● **Work required**:
It is required that the lines from the top of the listing through the line with "Sans CJK JP','Noto" be reproduced exactly, excluding pictures.

** BEGIN Information provided **

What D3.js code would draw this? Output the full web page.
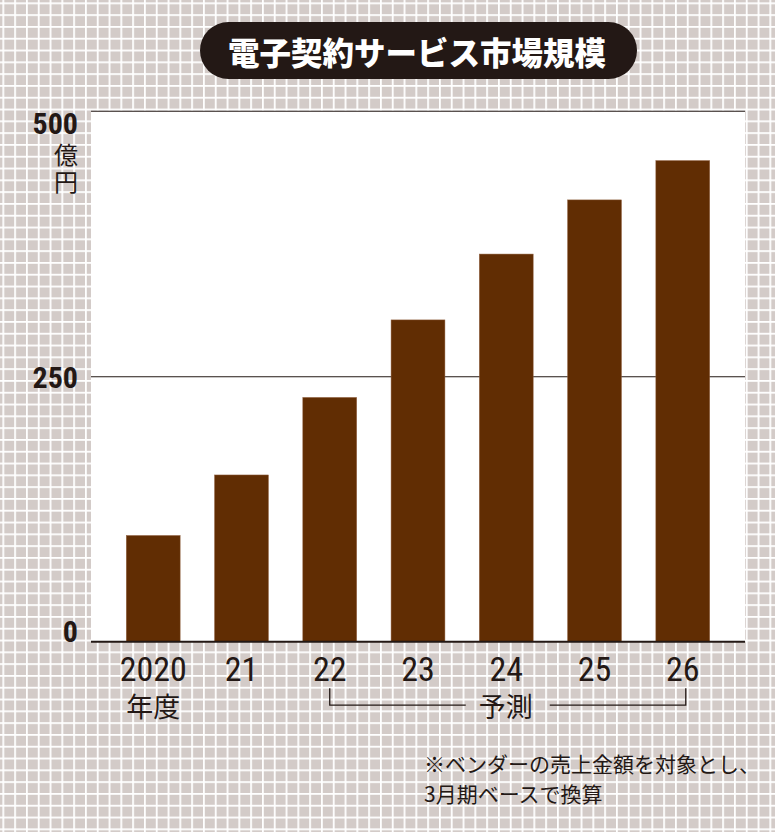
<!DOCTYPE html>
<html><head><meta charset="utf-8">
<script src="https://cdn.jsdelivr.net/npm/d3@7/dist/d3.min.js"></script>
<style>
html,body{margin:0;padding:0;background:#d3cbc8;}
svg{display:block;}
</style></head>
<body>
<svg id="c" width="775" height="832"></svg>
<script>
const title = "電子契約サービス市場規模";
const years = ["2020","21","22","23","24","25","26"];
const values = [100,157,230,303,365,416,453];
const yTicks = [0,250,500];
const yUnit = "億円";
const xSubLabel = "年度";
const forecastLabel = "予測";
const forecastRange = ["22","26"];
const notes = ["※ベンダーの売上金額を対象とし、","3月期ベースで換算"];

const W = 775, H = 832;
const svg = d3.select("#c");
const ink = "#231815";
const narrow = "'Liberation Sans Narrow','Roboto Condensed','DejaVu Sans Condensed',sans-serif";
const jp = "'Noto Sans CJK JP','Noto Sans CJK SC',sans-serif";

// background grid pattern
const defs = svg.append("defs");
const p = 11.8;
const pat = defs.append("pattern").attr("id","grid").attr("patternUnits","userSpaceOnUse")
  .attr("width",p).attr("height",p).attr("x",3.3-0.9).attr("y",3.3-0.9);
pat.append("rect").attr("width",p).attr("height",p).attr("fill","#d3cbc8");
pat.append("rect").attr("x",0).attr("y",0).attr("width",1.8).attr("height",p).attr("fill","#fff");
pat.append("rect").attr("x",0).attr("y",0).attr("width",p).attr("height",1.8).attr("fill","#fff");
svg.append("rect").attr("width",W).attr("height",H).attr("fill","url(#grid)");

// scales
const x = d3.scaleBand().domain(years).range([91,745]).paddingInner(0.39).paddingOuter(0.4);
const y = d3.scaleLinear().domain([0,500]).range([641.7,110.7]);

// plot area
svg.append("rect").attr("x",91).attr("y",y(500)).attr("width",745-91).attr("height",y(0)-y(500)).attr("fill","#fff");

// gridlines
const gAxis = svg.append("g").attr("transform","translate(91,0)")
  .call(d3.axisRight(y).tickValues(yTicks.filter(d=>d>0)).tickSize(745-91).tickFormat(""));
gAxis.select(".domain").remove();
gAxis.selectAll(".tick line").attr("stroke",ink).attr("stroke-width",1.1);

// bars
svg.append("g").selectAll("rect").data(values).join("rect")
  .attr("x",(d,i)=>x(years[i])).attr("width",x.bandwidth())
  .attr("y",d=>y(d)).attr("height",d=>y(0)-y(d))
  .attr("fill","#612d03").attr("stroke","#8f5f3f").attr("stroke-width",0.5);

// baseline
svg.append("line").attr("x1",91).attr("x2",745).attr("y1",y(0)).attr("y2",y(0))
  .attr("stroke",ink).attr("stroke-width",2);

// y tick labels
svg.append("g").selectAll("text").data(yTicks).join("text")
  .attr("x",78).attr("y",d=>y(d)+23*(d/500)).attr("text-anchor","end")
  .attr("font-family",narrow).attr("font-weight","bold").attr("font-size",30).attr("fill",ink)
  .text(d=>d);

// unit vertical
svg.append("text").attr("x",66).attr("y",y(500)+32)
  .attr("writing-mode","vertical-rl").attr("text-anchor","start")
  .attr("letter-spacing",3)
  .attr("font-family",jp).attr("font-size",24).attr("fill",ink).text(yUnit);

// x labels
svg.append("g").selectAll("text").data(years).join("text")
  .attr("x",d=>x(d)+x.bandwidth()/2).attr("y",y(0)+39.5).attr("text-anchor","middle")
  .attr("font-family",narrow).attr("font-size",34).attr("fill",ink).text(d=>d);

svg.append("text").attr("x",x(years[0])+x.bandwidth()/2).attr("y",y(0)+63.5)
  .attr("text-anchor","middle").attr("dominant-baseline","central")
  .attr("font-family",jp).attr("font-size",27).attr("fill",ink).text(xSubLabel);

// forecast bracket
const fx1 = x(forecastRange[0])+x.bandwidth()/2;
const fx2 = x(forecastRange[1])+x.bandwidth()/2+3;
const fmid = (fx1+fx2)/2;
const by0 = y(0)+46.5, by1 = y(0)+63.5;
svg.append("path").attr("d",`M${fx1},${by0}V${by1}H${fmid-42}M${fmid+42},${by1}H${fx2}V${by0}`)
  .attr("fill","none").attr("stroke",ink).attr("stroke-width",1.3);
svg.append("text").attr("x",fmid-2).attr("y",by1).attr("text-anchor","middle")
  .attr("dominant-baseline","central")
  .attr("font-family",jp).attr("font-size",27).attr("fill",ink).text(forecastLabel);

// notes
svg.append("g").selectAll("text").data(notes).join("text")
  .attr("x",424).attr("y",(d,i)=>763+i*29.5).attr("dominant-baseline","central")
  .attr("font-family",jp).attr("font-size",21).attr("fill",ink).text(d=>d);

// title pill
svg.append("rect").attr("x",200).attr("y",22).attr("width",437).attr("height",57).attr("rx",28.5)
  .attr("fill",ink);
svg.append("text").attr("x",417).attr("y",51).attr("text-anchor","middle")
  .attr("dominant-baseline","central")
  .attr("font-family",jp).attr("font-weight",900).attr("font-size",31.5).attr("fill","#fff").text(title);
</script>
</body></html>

** END Information provided **

● **Final result**:
What D3.js code would draw this? Output the full web page.
<!DOCTYPE html>
<html><head><meta charset="utf-8">
<script src="https://cdn.jsdelivr.net/npm/d3@7/dist/d3.min.js"></script>
<style>
html,body{margin:0;padding:0;background:#d3cbc8;}
svg{display:block;}
</style></head>
<body>
<svg id="c" width="775" height="832"></svg>
<script>
const title = "電子契約サービス市場規模";
const years = ["2020","21","22","23","24","25","26"];
const values = [100,157,230,303,365,416,453];
const yTicks = [0,250,500];
const yUnit = "億円";
const xSubLabel = "年度";
const forecastLabel = "予測";
const forecastRange = ["22","26"];
const notes = ["※ベンダーの売上金額を対象とし、","3月期ベースで換算"];

const W = 775, H = 832;
const svg = d3.select("#c");
const ink = "#231815";
const narrow = "'Liberation Sans Narrow','Roboto Condensed','DejaVu Sans Condensed',sans-serif";
const jp = "'Noto Sans CJK JP','Noto Sans CJK SC',sans-serif";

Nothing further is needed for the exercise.